# [GIVEN DATA]
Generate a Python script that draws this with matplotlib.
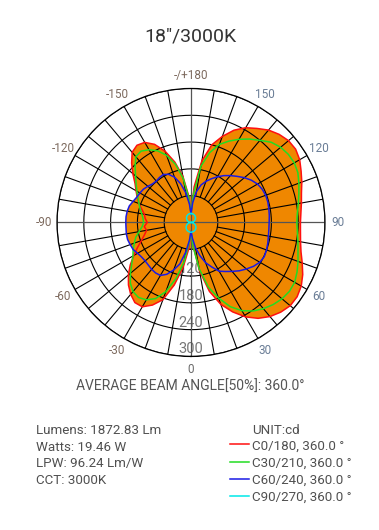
import numpy as np
import matplotlib.pyplot as plt
from matplotlib.lines import Line2D

plt.rcParams['font.family'] = ['Roboto', 'DejaVu Sans']

title = '18"/3000K'
beam_text = "AVERAGE BEAM ANGLE[50%]: 360.0°"
info_lines = ["Lumens: 1872.83 Lm", "Watts: 19.46 W", "LPW: 96.24 Lm/W", "CCT: 3000K"]
unit_text = "UNIT:cd"

# gamma angles (deg), 0 = down, positive to the right
gamma = list(range(-180, 181, 5))
c0_180 = [20, 60, 105, 140, 170, 193, 207, 211, 205, 188, 170, 153, 142, 133, 124, 114,
          106, 103, 98, 105, 101, 108, 118, 132, 148, 166, 183, 198, 210, 219, 218, 204,
          184, 145, 102, 60, 20,
          50, 110, 160, 195, 221, 244, 262, 275, 284, 290, 290, 285, 276, 265, 255, 249,
          246, 245, 247, 251, 256, 264, 272, 281, 286, 285, 279, 270, 257, 245, 228, 205,
          180, 140, 80, 20]
c30_210 = [20, 55, 100, 135, 160, 177, 188, 195, 192, 177, 162, 150, 140, 131, 124, 118,
           112, 108, 106, 110, 118, 128, 135, 143, 150, 162, 177, 192, 202, 205, 200, 188,
           165, 130, 90, 45, 20,
           55, 105, 150, 180, 208, 228, 242, 252, 260, 266, 269, 268, 262, 255, 248, 243,
           239, 237, 239, 244, 250, 257, 264, 267, 266, 262, 254, 240, 228, 215, 201, 186,
           162, 128, 65, 20]
c60_240 = [20, 42, 68, 90, 108, 119, 124, 123, 121, 122, 126, 130, 132, 134, 138, 143,
           145, 146, 146, 146, 147, 147, 145, 143, 138, 135, 134, 135, 137, 138, 137, 128,
           113, 96, 67, 40, 20,
           35, 57, 77, 96, 110, 126, 134, 143, 153, 162, 171, 178, 181, 180, 178, 176,
           175, 175, 176, 177, 178, 178, 176, 172, 165, 156, 146, 137, 128, 118, 108, 98,
           87, 70, 45, 20]
gamma_c90 = list(range(-180, 181, 10))
c90_270 = [20, 20, 19, 17.5, 15.5, 13, 10, 7, 3.5, 0, 4, 7.5, 11, 14, 17, 19, 20.5, 21.5,
           22, 21.5, 20.5, 19, 17, 14, 11, 7.5, 4, 0, 3.5, 7, 10, 13, 15.5, 17.5, 19, 20, 20]

rings = [60, 120, 180, 240, 300]
angle_ticks = [0, 30, 60, 90, 120, 150, 180, -150, -120, -90, -60, -30]
angle_labels = ["0", "30", "60", "90", "120", "150", "-/+180", "-150", "-120", "-90", "-60", "-30"]

series = [
    ("C0/180, 360.0 °", gamma, c0_180, "#ff1010"),
    ("C30/210, 360.0 °", gamma, c30_210, "#22dd22"),
    ("C60/240, 360.0 °", gamma, c60_240, "#1a1ae6"),
    ("C90/270, 360.0 °", gamma_c90, c90_270, "#00e8e8"),
]
orange = "#ef8700"

fig = plt.figure(figsize=(3.79, 5.30), dpi=100)
ax = fig.add_axes([0.1504, 0.3274, 0.7071, 0.5057], projection="polar")
ax.set_theta_zero_location("S")
ax.set_theta_direction(1)
ax.set_ylim(0, rings[-1])
ax.set_xticks([])
ax.set_yticks([])
ax.grid(False)
ax.spines["polar"].set_linewidth(0.9)

# radial value labels sit under the fill
for v in rings:
    ax.text(0, v - 16, str(v), ha="center", va="center", fontsize=10.5,
            color="#777777", zorder=0.5)

# orange fill: inner disc plus every curve
full = np.linspace(0, 2 * np.pi, 361)
ax.fill_between(full, 0, rings[0], color=orange, lw=0, zorder=1)
for name, ang, vals, col in series:
    ax.fill(np.radians(ang), vals, color=orange, lw=0, zorder=1)

# grid
for v in rings:
    ax.plot(full, np.full_like(full, v), color="black", lw=0.8, zorder=2)
for a in range(0, 360, 10):
    if a % 90 == 0:
        ax.plot([np.radians(a)] * 2, [0, rings[-1]], color="#555555", lw=0.9, zorder=2)
    else:
        ax.plot([np.radians(a)] * 2, [rings[0], rings[-1]], color="black", lw=0.8, zorder=2)

# curves
for name, ang, vals, col in series:
    ax.plot(np.radians(ang), vals, color=col, lw=1.1, zorder=3)

# angle labels
for a, lab in zip(angle_ticks, angle_labels):
    if a > 0 and a < 180:
        c = "#6a7d96"
    elif a == 0:
        c = "#6a6a6a"
    else:
        c = "#7d6a5e"
    ax.text(np.radians(a), 330, lab, ha="center", va="center", fontsize=8.5,
            color=c, clip_on=False)

fig.text(0.503, 0.932, title, ha="center", va="center", fontsize=14, color="#333333")
fig.text(0.503, 0.270, beam_text, ha="center", va="center", fontsize=10, color="#555555")

for i, line in enumerate(info_lines):
    fig.text(36 / 379, 1 - (431 + i * 16.5) / 530, line, ha="left", va="center",
             fontsize=9.6, color="#505050")

fig.text(252 / 379, 1 - 431 / 530, unit_text, ha="left", va="center",
         fontsize=9.6, color="#505050")
for i, (name, ang, vals, col) in enumerate(series):
    y = 1 - (446 + i * 17.2) / 530
    fig.add_artist(Line2D([230 / 379, 249 / 379], [y + 0.003, y + 0.003],
                          color=col, lw=1.1, transform=fig.transFigure))
    fig.text(252 / 379, y, name, ha="left", va="center", fontsize=9.6, color="#505050")

fig.savefig("out.png", dpi=100)
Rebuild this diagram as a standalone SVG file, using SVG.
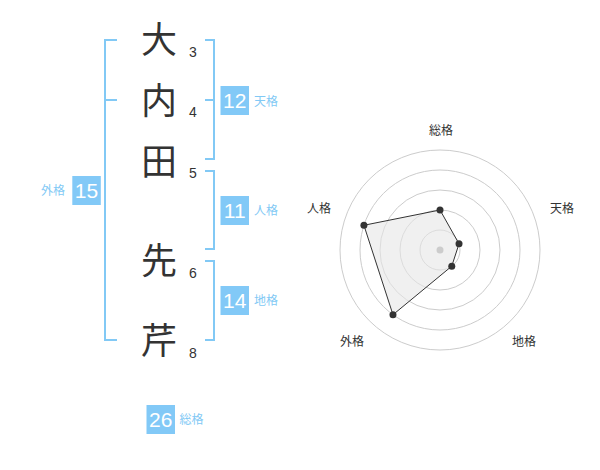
<svg xmlns="http://www.w3.org/2000/svg" width="600" height="470" viewBox="0 0 600 470">
<style>
.kanji{font-family:"Noto Sans CJK JP","Noto Sans CJK SC",sans-serif;font-size:36px;fill:#333;text-anchor:middle}
.stroke{font-family:"Liberation Sans",Arial,sans-serif;font-size:14px;fill:#333}
.br{fill:none;stroke:#82c9f5;stroke-width:2}
.box{fill:#82c9f7}
.num{font-family:"Liberation Sans",Arial,sans-serif;font-size:21px;fill:#fff;text-anchor:middle}
.lbl{font-family:"Noto Sans CJK JP","Noto Sans CJK SC",sans-serif;font-size:12px;fill:#82c9f5}
.ring{fill:none;stroke:#ccc;stroke-width:1}
.rl{font-family:"Noto Sans CJK JP","Noto Sans CJK SC",sans-serif;font-size:12px;fill:#333;text-anchor:middle}
.pt{fill:#333}
</style>
<rect width="600" height="470" fill="#fff"/>
<g id="name">
<text class="kanji" x="159" y="53">大</text>
<text class="kanji" x="159" y="114">内</text>
<text class="kanji" x="159" y="175">田</text>
<text class="kanji" x="159" y="274">先</text>
<text class="kanji" x="159" y="354">芹</text>
<text class="stroke" x="189" y="57">3</text>
<text class="stroke" x="189" y="117">4</text>
<text class="stroke" x="189" y="178">5</text>
<text class="stroke" x="189" y="278">6</text>
<text class="stroke" x="189" y="358">8</text>
</g>
<g id="connectors">
<path class="br" d="M117,40 H105 V340 H117 M105,100 H117"/>
<path class="br" d="M205,40 H214 V159 H205 M214,100 H205"/>
<path class="br" d="M205,171 H214 V249 H205"/>
<path class="br" d="M205,261 H214 V340 H205"/>
</g>
<g id="tenkaku">
<rect class="box" x="220.5" y="86" width="28.5" height="29"/>
<text class="num" x="234.7" y="108">12</text>
<text class="lbl" x="254" y="105.5">天格</text>
</g>
<g id="jinkaku">
<rect class="box" x="220.5" y="196" width="28.5" height="29"/>
<text class="num" x="234.7" y="218">11</text>
<text class="lbl" x="254" y="215">人格</text>
</g>
<g id="chikaku">
<rect class="box" x="220.5" y="286" width="28.5" height="29"/>
<text class="num" x="234.7" y="308">14</text>
<text class="lbl" x="254" y="305">地格</text>
</g>
<g id="gaikaku">
<rect class="box" x="72.3" y="176" width="28.5" height="29"/>
<text class="num" x="86.5" y="198">15</text>
<text class="lbl" x="41" y="195">外格</text>
</g>
<g id="soukaku">
<rect class="box" x="146.5" y="405" width="28.5" height="29"/>
<text class="num" x="160.7" y="427">26</text>
<text class="lbl" x="179.5" y="424">総格</text>
</g>
<g id="radar">
<circle class="ring" cx="440" cy="250" r="20"/>
<circle class="ring" cx="440" cy="250" r="40"/>
<circle class="ring" cx="440" cy="250" r="60"/>
<circle class="ring" cx="440" cy="250" r="80"/>
<circle class="ring" cx="440" cy="250" r="100"/>
<polygon points="440,210 459.02,243.82 451.76,266.18 392.98,314.72 363.92,225.28" fill="#e6e6e6" fill-opacity="0.6" stroke="#333" stroke-width="1"/>
<circle cx="440" cy="250" r="3.5" fill="#ccc"/>
<circle class="pt" cx="440" cy="210" r="3.5"/>
<circle class="pt" cx="459.02" cy="243.82" r="3.5"/>
<circle class="pt" cx="451.76" cy="266.18" r="3.5"/>
<circle class="pt" cx="392.98" cy="314.72" r="3.5"/>
<circle class="pt" cx="363.92" cy="225.28" r="3.5"/>
<text class="rl" x="441" y="135">総格</text>
<text class="rl" x="562" y="213">天格</text>
<text class="rl" x="524" y="346">地格</text>
<text class="rl" x="352" y="346">外格</text>
<text class="rl" x="319" y="213">人格</text>
</g>
</svg>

# [WHAT YOU HAVE TO DO]
Repeat the listing above from its first line through the line that contains "plt.rcParams['font.family'] = ['Roboto', 'DejaVu", both included, and nothing more. Drop the pictures.

# [ANSWER TO THE PROBLEM]
Generate a Python script that draws this with matplotlib.
import numpy as np
import matplotlib.pyplot as plt
from matplotlib.lines import Line2D

plt.rcParams['font.family'] = ['Roboto', 'DejaVu Sans']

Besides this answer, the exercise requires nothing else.